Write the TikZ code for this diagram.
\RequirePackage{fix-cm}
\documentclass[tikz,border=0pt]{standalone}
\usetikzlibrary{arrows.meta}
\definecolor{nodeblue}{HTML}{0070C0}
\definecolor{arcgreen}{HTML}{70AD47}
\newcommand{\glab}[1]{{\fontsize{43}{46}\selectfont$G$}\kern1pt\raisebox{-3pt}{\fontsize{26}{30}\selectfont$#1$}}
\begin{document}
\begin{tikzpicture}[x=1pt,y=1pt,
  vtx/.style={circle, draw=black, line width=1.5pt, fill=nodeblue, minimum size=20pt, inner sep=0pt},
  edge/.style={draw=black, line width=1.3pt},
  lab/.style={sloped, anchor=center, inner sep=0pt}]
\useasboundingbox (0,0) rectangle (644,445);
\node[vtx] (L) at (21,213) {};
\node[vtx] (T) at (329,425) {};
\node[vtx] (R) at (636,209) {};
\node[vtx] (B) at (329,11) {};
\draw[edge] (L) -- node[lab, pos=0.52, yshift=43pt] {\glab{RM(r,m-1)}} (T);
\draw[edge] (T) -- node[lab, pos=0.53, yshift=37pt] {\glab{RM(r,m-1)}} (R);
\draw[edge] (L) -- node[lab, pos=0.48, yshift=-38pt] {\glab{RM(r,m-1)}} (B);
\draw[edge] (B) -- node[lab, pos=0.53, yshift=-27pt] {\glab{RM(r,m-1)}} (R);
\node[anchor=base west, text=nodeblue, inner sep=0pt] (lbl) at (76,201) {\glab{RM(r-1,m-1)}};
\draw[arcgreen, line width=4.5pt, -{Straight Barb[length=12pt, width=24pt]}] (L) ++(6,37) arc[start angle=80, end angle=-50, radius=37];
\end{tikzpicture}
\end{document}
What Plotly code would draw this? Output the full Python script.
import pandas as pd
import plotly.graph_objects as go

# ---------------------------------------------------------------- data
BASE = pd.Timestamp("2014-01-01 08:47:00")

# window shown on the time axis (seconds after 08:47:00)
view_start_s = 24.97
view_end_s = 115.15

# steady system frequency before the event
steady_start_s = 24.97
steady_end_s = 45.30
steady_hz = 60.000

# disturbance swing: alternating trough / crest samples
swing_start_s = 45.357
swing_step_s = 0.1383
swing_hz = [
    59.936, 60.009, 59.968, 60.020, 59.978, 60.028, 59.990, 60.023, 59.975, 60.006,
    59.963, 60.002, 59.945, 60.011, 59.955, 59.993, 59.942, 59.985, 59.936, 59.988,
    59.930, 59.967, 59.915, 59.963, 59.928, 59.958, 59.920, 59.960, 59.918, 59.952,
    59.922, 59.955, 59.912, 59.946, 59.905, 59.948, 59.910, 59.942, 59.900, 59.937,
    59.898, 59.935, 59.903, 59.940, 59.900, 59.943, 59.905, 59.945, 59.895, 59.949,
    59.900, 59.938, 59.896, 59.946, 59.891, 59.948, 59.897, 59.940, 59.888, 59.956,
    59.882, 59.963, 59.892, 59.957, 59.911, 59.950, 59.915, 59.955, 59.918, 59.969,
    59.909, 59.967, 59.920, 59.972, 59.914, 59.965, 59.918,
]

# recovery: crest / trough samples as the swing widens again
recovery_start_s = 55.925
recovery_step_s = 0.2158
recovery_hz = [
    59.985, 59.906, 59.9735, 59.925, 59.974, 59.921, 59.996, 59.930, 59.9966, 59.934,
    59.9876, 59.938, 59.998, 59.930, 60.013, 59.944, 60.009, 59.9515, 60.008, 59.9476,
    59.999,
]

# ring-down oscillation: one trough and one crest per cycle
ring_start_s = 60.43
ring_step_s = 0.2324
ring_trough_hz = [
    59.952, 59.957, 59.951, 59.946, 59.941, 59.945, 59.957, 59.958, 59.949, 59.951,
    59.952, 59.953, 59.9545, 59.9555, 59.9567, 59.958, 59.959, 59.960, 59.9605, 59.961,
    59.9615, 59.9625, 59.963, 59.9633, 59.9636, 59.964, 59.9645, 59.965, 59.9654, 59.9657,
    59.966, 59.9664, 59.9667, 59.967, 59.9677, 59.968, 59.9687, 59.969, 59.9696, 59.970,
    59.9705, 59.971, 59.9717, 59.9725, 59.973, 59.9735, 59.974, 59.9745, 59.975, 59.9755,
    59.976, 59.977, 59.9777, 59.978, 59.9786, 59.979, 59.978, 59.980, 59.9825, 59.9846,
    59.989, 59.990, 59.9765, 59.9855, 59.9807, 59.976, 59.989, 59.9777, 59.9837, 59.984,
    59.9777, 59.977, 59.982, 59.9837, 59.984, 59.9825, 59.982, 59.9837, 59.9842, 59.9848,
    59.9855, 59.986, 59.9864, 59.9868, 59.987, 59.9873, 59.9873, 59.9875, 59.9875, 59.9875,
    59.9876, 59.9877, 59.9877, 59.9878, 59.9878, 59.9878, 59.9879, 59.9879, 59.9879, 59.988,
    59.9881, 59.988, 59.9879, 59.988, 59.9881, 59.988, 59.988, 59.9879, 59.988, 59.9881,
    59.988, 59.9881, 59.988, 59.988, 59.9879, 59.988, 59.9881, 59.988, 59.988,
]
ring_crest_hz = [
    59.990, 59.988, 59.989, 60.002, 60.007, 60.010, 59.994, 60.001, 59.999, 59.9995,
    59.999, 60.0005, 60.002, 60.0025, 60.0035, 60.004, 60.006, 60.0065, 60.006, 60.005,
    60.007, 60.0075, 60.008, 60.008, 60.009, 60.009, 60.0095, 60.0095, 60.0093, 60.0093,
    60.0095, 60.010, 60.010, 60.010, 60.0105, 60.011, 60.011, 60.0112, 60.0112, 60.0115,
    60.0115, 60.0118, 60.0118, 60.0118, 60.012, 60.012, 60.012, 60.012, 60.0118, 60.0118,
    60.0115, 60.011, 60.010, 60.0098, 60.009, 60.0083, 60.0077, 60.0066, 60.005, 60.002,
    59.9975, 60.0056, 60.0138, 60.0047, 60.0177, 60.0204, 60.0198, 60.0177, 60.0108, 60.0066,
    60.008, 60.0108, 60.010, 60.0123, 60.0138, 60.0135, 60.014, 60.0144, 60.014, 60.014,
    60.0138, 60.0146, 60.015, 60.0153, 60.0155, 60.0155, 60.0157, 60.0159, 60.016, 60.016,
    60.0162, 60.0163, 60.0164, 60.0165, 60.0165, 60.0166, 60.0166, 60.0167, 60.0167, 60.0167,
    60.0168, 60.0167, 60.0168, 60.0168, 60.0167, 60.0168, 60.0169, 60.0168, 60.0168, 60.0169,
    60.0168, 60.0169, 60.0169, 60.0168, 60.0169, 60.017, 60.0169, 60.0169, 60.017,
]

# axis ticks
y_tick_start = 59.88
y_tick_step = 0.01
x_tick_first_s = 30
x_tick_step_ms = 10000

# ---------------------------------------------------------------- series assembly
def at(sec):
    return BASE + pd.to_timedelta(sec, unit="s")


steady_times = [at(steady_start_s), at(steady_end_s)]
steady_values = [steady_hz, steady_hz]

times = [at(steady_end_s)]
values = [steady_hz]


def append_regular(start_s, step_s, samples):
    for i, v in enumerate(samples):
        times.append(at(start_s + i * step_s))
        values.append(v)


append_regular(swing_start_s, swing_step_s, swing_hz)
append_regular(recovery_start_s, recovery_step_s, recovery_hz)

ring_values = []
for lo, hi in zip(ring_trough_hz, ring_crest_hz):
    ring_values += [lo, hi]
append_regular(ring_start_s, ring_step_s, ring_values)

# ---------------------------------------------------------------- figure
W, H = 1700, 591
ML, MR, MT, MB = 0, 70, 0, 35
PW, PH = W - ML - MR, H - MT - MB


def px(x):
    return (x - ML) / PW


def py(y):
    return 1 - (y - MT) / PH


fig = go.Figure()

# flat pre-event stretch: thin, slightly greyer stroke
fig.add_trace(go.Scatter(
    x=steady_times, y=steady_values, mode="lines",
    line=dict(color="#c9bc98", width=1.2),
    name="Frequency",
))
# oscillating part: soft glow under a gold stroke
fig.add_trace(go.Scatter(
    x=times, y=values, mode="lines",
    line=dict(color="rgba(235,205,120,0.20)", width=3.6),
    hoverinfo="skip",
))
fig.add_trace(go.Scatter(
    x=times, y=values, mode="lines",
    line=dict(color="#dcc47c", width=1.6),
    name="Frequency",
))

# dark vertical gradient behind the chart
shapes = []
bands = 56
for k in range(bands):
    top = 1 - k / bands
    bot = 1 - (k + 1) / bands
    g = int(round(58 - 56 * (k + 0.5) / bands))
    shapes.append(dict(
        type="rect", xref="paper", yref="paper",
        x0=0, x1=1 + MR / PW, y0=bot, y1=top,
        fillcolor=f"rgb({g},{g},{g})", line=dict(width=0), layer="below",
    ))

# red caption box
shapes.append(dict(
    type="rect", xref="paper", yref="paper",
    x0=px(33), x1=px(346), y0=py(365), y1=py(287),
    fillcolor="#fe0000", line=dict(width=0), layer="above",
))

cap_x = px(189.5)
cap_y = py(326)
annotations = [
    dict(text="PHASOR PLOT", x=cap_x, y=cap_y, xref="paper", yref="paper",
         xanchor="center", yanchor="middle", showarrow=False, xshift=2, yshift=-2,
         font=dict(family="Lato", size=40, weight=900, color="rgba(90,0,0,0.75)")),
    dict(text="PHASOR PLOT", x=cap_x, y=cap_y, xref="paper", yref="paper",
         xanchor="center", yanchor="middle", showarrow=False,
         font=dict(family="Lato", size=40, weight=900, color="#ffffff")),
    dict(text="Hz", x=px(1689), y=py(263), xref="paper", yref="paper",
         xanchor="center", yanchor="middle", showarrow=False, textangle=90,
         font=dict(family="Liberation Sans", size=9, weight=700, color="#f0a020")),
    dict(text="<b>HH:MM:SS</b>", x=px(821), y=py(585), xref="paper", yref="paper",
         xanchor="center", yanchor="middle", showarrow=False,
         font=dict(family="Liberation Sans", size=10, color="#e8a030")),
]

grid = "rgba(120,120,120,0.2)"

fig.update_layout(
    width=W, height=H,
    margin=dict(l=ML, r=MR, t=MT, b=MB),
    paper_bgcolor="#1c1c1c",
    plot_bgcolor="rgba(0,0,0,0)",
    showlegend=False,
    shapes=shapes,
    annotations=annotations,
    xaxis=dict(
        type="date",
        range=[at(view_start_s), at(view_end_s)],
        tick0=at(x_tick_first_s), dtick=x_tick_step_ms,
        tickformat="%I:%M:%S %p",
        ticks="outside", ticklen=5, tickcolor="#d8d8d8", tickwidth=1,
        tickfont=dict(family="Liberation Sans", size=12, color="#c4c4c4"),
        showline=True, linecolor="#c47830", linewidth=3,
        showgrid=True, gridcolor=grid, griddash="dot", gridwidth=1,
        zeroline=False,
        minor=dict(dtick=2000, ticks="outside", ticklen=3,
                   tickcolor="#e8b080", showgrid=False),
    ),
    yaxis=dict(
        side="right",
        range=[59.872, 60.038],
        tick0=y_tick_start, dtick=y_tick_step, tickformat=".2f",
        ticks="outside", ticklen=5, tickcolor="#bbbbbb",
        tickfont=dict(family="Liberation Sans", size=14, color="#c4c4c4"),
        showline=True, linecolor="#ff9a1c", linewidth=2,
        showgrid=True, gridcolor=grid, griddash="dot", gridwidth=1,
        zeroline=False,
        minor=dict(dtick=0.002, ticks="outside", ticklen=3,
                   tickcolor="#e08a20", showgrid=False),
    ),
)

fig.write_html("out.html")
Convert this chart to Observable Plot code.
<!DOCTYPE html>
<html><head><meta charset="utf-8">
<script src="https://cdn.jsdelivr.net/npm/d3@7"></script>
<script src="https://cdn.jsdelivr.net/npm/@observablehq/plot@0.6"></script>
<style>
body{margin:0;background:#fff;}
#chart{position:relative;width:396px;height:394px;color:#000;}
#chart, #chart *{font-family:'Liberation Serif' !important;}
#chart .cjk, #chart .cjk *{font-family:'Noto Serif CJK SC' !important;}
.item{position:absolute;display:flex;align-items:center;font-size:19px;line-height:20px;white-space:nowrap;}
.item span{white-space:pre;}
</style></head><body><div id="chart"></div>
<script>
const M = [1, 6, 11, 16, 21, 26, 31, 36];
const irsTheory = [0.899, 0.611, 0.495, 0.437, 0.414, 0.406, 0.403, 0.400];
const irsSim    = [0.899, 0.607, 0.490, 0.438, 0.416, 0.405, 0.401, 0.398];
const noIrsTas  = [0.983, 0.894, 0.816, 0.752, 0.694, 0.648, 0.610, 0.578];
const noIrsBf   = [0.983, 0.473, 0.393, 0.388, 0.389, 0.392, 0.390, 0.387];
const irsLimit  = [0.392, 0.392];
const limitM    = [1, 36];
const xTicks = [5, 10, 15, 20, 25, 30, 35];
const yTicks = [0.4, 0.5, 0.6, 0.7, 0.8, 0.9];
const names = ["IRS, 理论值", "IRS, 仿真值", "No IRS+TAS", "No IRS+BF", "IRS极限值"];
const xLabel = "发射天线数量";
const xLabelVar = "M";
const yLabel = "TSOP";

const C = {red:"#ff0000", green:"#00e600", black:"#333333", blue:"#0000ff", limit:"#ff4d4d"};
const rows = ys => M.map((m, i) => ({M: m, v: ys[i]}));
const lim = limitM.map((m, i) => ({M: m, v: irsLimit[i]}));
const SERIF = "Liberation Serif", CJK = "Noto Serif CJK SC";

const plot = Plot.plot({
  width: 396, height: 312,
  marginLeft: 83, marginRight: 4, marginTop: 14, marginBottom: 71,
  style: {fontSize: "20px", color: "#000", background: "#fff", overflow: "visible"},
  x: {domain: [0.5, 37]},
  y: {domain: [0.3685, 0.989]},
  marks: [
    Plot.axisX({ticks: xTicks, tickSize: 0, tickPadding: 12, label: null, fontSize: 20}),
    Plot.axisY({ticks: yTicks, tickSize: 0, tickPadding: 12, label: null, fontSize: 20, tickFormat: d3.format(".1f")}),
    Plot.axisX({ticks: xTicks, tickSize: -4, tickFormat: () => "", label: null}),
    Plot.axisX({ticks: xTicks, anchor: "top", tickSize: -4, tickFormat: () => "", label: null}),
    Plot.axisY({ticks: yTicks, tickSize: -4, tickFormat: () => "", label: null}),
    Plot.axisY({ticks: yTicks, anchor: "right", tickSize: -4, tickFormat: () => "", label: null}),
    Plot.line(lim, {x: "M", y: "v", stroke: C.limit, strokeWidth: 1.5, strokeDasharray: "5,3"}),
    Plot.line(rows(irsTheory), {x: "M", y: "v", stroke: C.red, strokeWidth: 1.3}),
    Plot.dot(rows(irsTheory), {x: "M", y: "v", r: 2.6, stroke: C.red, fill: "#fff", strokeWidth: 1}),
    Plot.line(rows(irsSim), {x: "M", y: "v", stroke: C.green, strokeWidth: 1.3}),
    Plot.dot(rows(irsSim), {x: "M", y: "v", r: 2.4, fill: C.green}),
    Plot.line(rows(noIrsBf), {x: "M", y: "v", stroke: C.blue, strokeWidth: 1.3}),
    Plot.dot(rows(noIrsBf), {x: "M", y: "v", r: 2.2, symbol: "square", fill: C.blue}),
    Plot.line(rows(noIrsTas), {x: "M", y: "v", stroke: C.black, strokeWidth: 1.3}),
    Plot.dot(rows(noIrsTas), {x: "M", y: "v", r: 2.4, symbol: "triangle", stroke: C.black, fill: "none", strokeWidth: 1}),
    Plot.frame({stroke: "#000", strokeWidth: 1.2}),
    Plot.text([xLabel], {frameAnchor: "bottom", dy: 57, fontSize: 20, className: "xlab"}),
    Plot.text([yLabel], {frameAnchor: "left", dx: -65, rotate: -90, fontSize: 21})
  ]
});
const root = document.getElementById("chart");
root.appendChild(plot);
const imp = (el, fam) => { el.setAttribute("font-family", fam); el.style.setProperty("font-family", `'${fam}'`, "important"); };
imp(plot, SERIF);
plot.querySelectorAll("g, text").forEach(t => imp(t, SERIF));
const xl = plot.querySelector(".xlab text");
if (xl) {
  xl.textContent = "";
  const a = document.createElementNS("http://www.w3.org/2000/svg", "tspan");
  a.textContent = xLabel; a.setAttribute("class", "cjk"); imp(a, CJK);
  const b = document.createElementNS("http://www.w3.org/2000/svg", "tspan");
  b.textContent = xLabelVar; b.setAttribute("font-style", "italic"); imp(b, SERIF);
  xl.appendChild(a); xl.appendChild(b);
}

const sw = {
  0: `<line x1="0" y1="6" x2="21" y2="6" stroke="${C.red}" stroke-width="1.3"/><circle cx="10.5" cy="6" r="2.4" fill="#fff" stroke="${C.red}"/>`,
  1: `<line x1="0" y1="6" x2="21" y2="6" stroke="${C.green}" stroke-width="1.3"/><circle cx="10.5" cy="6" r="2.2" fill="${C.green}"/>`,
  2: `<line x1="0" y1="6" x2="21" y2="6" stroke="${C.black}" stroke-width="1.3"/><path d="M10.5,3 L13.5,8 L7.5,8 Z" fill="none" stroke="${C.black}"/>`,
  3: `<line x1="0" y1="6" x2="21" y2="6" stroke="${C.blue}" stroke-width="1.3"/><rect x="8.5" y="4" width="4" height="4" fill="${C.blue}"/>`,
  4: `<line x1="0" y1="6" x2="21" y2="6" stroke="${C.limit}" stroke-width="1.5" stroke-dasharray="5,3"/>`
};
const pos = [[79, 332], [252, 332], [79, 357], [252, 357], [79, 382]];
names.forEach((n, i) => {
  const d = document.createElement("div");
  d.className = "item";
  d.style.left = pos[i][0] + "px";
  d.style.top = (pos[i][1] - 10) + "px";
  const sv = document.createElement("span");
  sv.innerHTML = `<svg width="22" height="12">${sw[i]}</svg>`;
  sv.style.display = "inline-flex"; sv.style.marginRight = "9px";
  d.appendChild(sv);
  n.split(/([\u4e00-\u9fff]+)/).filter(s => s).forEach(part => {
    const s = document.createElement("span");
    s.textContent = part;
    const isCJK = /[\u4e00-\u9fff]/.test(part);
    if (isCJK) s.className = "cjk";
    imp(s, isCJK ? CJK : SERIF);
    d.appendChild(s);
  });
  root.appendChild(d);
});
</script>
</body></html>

* * * * * * * * *

DESCRIPTION OF THE TASK - From the first line of the listing above to the line with "steady_hz = 60.000", please transcribe each line exactly, both ends included, and nothing beyond that.

RESPONSE FOR THIS EXERCISE -
Write the TikZ code for this diagram.
\RequirePackage{fix-cm}
\documentclass[tikz,border=0pt]{standalone}
\usetikzlibrary{arrows.meta}
\definecolor{nodeblue}{HTML}{0070C0}
\definecolor{arcgreen}{HTML}{70AD47}
\newcommand{\glab}[1]{{\fontsize{43}{46}\selectfont$G$}\kern1pt\raisebox{-3pt}{\fontsize{26}{30}\selectfont$#1$}}
\begin{document}
\begin{tikzpicture}[x=1pt,y=1pt,
  vtx/.style={circle, draw=black, line width=1.5pt, fill=nodeblue, minimum size=20pt, inner sep=0pt},
  edge/.style={draw=black, line width=1.3pt},
  lab/.style={sloped, anchor=center, inner sep=0pt}]
\useasboundingbox (0,0) rectangle (644,445);
\node[vtx] (L) at (21,213) {};
\node[vtx] (T) at (329,425) {};
\node[vtx] (R) at (636,209) {};
\node[vtx] (B) at (329,11) {};
\draw[edge] (L) -- node[lab, pos=0.52, yshift=43pt] {\glab{RM(r,m-1)}} (T);
\draw[edge] (T) -- node[lab, pos=0.53, yshift=37pt] {\glab{RM(r,m-1)}} (R);
\draw[edge] (L) -- node[lab, pos=0.48, yshift=-38pt] {\glab{RM(r,m-1)}} (B);
\draw[edge] (B) -- node[lab, pos=0.53, yshift=-27pt] {\glab{RM(r,m-1)}} (R);
\node[anchor=base west, text=nodeblue, inner sep=0pt] (lbl) at (76,201) {\glab{RM(r-1,m-1)}};
\draw[arcgreen, line width=4.5pt, -{Straight Barb[length=12pt, width=24pt]}] (L) ++(6,37) arc[start angle=80, end angle=-50, radius=37];
\end{tikzpicture}
\end{document}
What Plotly code would draw this? Output the full Python script.
import pandas as pd
import plotly.graph_objects as go

# ---------------------------------------------------------------- data
BASE = pd.Timestamp("2014-01-01 08:47:00")

# window shown on the time axis (seconds after 08:47:00)
view_start_s = 24.97
view_end_s = 115.15

# steady system frequency before the event
steady_start_s = 24.97
steady_end_s = 45.30
steady_hz = 60.000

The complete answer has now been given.